Le règne animal : homo homini lupus est

le règne animal film

Dix après Les Combattants, Thomas Cailley revient avec le Règne animal, un film où se mêlent les genres, entre dystopie, body horror (coucou Teddy des frères Boukherma), teen movie, frôlant même avec le conte initiatique.

L’homme est un loup pour l’homme

L’intrigue se passe de nos jours, des créatures envahissent alors le paysage français ; aussi menaçantes que difficiles à contenir, elles sèment effroi et chaos sur leur passage. Un père et son ado de fils, portés par Romain Duris et Paul Kircher déménagent pour suivre la mère de ce foyer morcelé depuis la transformation de cette dernière en « créatures » comme ils les appellent. A la suite de « mutations », des gens comme vous et moi sont devenues ces fameuses créatures, fort impressionnantes, au départ mi-hommes mi-animaux avant de laisser part belle à une transformation totale qui aboutira en effet au règne animal dans toute sa splendeur.

Une mère reste une mère

François (R. Duris) et Emile (P. Kircher) se lancent à la recherche éperdue de cette épouse et mère disparue à travers la forêt foisonnante, luxuriante du Sud de la France. Cette quête donne à voir de superbes scènes de cinéma : pour cause, la photographie du film a été couronnée d’un César.

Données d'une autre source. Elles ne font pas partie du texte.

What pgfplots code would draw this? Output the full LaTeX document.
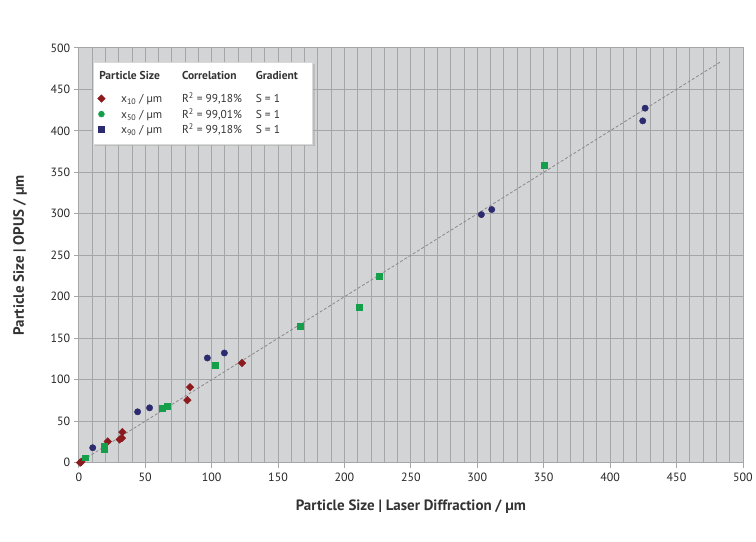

Quelle que soit l’avancement de sa transformation physique, il est clair que la mère d’Emile reste sa mère. Cet instinct proche de l’animalité questionne au bon endroit la maternité, dans ce qu’elle a en effet de plus primaire.

Il en va de même pour la jeune créature proche du caméléon qui suit partout Fix (mi-homme, mi-oiseau) : ne peut-on penser qu’il s’agirait de sa fille ? Une telle hypothèse semble en tous cas totalement crédible. Là encore, cette relation nous touche presque viscéralement.

Free creatures et métaphores d’ailleurs

On ignore toujours pourquoi un film marche : on peut évidemment l’attribuer à un bon scénario (la base !), le jeu d’acteurs, les décors… Mais ce qui fait AUSSI que Le règne animal a touché tant de spectateurs, membres de l’Académie des César compris, c’est sans doute sa portée universelle, d’où le fameux conte initiatique.

Emile découvre l’amour et l’amitié de façon aussi plurielle que singulière. Dans les deux cas, ces axes narratifs seront développés de telle sorte qu’on s’attachera à ces relations polymorphes.

Quant à ces créatures dont on a peur : qui sont-elles aussi ? Les étrangers ? On évoquerait alors le racisme en filigrane, à travers cette peur de l’autre, dans ce qu’il a de plus différent de nous. Cet état d’urgence, couvre-feu en premier lieu nous ramène également aux heures les plus sombres de cette pandémie de Covid, bridant alors la liberté des jeunes et de tous, sous couvert de protection sanitaire -à juste titre.

Enfin, parce qu’il est aussi pluriel que complexe, ce film embrasse tous les sujets à travers ces créatures et d’aucuns lui reprochent un manque de direction claire, d’autres et ils sont nombreux, se sont juste laissés étreindre et porter par ce règne animal qui viendra peut-être, qu’on n’attend sûrement pas mais qu’on a pu, le temps de ces 2 heures 7, appréhender à travers le génie d’un certain Thomas Cailley qui nous prouve qu’il faut accepter notre vraie nature, quelle qu’elle soit ou sera.